# On-site shopping cart but keep site design intact?



## shopredsox.com (Jan 19, 2006)

Hello All,

New to the forum...

Just wanted to get some feedback on adding a shopping cart to a site that is already designed with a simple PayPal shopping cart. Well, not really a shopping cart, just images of products with add to cart button and attribute drop-downs. (well, you know how PayPal's shopping cart works)

I'm not sure exactly what I need but let me try to explain...

I use PayPal and it works fine and I have setup my site the way I want it but now I want to incorporate an on-site shopping cart instead of having customers go off-site to pay. Now, I've done my research on shopping carts... ZenCart, OsCommerce, CubeCart, ProStores all of 'em. I've signed up for some with free trials and attempted to setup ZenCart and OsCommerce, but they seem to have limited design options.

Most of these seem way to envolved. I don't need manage a wharehouse full of product, just have customers buy my items on my website the way I've designed it. 

Is there anything in between PayPal's shopping cart and OsCommerce?

Thanks for your time,
Joe


----------



## Rodney (Nov 3, 2004)

Do you have a merchant account? 

Or do you just want the shopping cart (adding to cart, initial checkout) to happen at your site?

Because if you're still using paypal, then the customer will have to leave your site at the end of the checkout process to go pay at PayPal.

I setup a zencart recently, and you're right, they didn't make it easy to customize the look...but it can be done.

I wouldn't get turned off by all the "extra" features a shopping cart has.
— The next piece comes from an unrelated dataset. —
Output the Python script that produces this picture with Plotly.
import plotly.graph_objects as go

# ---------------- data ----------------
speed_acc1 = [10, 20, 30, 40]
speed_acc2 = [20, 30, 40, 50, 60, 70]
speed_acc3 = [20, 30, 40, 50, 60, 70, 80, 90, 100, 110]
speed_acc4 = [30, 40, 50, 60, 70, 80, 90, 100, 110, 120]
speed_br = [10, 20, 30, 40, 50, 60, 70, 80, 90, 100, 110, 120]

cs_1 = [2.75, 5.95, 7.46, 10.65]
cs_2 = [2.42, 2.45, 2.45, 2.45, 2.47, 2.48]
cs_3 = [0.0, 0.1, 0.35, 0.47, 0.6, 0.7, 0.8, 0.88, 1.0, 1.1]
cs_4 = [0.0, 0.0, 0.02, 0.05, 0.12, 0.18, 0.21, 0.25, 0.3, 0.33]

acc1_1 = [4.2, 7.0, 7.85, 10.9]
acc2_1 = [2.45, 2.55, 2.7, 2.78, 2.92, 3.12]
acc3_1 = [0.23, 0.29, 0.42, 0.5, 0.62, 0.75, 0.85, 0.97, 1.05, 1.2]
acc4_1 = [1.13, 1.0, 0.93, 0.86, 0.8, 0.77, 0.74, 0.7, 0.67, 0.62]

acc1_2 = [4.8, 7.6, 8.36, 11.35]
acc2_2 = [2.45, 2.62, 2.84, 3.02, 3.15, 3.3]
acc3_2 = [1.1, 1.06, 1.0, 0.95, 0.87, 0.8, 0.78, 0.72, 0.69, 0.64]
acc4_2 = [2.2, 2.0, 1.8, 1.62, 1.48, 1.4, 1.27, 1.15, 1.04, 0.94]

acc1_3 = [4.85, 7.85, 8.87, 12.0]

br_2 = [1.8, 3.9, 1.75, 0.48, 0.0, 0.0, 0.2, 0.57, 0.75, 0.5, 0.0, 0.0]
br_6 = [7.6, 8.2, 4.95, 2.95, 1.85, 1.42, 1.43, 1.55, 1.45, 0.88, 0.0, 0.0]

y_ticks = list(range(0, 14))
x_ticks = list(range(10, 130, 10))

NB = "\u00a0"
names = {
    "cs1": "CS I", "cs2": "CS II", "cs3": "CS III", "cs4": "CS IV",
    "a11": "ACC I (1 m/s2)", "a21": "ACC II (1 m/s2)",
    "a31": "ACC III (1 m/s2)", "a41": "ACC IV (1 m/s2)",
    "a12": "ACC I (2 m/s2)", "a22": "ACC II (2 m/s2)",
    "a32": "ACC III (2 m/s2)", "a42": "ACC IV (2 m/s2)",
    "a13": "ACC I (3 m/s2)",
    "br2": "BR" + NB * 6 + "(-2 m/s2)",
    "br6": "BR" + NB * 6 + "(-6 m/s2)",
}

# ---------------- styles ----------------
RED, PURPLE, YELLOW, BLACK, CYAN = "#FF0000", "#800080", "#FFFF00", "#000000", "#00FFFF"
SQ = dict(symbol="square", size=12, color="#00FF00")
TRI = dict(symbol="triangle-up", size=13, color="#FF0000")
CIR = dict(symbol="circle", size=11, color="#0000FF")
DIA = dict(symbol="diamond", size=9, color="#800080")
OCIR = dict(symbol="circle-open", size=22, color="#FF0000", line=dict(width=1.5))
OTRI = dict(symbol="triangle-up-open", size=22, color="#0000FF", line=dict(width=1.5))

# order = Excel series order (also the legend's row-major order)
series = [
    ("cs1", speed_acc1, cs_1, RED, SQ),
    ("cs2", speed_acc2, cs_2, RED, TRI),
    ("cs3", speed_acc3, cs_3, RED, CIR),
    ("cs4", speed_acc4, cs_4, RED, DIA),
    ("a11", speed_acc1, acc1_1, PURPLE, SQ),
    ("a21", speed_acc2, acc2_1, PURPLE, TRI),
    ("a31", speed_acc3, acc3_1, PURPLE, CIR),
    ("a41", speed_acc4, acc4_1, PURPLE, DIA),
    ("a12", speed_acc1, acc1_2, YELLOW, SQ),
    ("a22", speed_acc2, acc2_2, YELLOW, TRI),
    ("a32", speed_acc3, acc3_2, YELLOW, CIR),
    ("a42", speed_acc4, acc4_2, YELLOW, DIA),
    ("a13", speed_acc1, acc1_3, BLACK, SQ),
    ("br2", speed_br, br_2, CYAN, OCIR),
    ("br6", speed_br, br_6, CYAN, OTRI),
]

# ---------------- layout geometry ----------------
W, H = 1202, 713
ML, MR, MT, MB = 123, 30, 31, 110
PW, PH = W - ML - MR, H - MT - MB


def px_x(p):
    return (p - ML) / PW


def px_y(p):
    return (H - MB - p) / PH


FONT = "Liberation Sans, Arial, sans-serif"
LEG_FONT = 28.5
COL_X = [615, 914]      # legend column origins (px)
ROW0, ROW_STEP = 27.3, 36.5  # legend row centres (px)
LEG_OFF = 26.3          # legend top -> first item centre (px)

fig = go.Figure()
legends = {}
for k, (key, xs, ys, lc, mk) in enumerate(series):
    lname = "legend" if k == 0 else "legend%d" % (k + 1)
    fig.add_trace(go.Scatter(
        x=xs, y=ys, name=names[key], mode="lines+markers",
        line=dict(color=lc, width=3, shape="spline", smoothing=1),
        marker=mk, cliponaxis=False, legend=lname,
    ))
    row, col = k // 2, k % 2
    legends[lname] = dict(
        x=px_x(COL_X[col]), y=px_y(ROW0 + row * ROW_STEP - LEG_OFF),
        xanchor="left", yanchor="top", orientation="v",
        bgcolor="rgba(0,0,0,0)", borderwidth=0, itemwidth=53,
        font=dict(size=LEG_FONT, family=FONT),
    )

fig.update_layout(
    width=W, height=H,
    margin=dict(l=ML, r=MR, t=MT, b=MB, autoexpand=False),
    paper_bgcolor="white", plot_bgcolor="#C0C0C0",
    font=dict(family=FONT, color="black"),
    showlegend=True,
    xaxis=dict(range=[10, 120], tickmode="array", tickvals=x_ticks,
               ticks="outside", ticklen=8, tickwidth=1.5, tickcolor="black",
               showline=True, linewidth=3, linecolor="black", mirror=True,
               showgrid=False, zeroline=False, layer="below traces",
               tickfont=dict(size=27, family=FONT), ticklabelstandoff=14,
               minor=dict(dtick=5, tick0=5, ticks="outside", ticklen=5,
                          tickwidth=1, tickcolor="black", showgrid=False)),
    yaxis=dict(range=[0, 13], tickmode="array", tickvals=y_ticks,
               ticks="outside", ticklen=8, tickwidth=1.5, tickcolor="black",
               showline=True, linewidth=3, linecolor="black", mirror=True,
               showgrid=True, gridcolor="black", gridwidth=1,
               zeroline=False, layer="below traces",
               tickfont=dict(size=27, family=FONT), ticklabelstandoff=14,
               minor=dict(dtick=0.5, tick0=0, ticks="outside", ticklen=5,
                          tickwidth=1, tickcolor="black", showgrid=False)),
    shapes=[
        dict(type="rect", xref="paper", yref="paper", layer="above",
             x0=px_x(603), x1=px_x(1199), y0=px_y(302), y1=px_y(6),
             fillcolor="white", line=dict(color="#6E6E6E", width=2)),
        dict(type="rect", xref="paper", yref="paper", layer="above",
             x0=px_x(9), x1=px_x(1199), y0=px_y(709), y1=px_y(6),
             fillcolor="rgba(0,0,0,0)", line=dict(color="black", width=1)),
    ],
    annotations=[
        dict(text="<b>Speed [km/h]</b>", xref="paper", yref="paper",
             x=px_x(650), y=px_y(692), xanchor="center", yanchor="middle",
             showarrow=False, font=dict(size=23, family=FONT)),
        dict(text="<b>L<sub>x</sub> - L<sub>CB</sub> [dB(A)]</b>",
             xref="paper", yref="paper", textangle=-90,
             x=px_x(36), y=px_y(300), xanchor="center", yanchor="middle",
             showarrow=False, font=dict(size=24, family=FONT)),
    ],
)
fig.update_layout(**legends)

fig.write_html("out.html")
You can just use the stuff you need.

My current favorite shopping cart is script called Shopsite, but it's not free (or cheap).


----------



## shopredsox.com (Jan 19, 2006)

Thanks Rodney,

I was thinking of signing up with PayPal's Payments Pro which would act as a merchant account. Correct?

So, in that case the PayPal would just be one of the payment options. I just need a shopping cart that I can paste (for lack of a better word) into my existing site. Is this possible, or do I have to setup my site all over again through the shopping cart system?

About the features of the other carts...I know I will eventually want to use them but I was looking for something more than what I have with PayPal but not as involved as the other big cart companies during my growing period.

Thanks
Joe


----------



## shopredsox.com (Jan 19, 2006)

Rodney,

I just checked out Shopsite and found kind of what I was looking for.

The OrderAnywhere feature is for adding "buy now" buttons to existing pages. But I'm not sure if you then go off-site to pay or not. I would like customer to always see my domain in the address bar.

Is there anything else like that without such a high monthly fee?

Thanks
Joe


----------



## Rodney (Nov 3, 2004)

With shopsite, the customer never has to leave your site. 

I don't know of any free carts that are super easy to customize...they all require a bit of work. Even zencart and oscommerce *can* be customized with a bit of work. The good thing is that once you've done the work once, you don't need to mess with it again, and it makes it a lot easier to add and manage products. You can then use HTML to add the shopping cart buttons to existing pages (but I would recommend using their cart pages).

You may want to check out this cart as well:
http://www.dansie.net/cart.html


----------



## rabid (Jan 10, 2006)

I use Ultracart, which is a hosted shopping cart solution that preserves my original site design and has the option to serve the cart pages on your own secure certificate so they all look like they come from your domain. Paired with Payments Pro it'll appear to customers like they never leave your site. 

The cost is cheap and based on how many products you have in your store. Their pages are highly customizeable and the thing offers every feature I was looking for in other carts. You can customize the button images, all text styles and colors, it only places a frame in the center of the browwser so your surrounding html makes it look like it's totally your site. I looked at Zencart and OSCommerce before going with them.

Also, their support is great. they gave me a lot of help even before I was paying them. You can sign up for a fully-functional 30-day trial too. Getting your products in there is pretty easy, I imported mine with a spreadsheet and then added some options from there.

Holy crap this sounds like a commercial. Sorry.

B.


----------



## Shirt_Off_My_Bak (Oct 1, 2005)

Checked out your site, I like the design and will check out Ultracart based on your comments. Regarding your "do your own design" section, is this something available with Ultracart, or did you have to do this separately?


----------



## suzieh (Feb 8, 2006)

Brian, just went to your site. Funny concept! Anyway, your Ultracart
looks nice and easy. Amazing how far shopping carts have come. We'll probably go with OSCommerce for our new websites. Susan



rabid said:


> I use Ultracart, which is a hosted shopping cart solution that preserves my original site design and has the option to serve the cart pages on your own secure certificate so they all look like they come from your domain. Paired with Payments Pro it'll appear to customers like they never leave your site.
> 
> The cost is cheap and based on how many products you have in your store. Their pages are highly customizeable and the thing offers every feature I was looking for in other carts. You can customize the button images, all text styles and colors, it only places a frame in the center of the browwser so your surrounding html makes it look like it's totally your site. I looked at Zencart and OSCommerce before going with them.
> 
> ...


----------



## rabid (Jan 10, 2006)

Shirt_Off_My_Bak said:


> Checked out your site, I like the design and will check out Ultracart based on your comments. Regarding your "do your own design" section, is this something available with Ultracart, or did you have to do this separately?


All of it is my design except for the code that goes into the buy buttons. After that, you're sent to the ultracart site but it's branded in a way that it looks like my site. The only difference is the URL.

B.


----------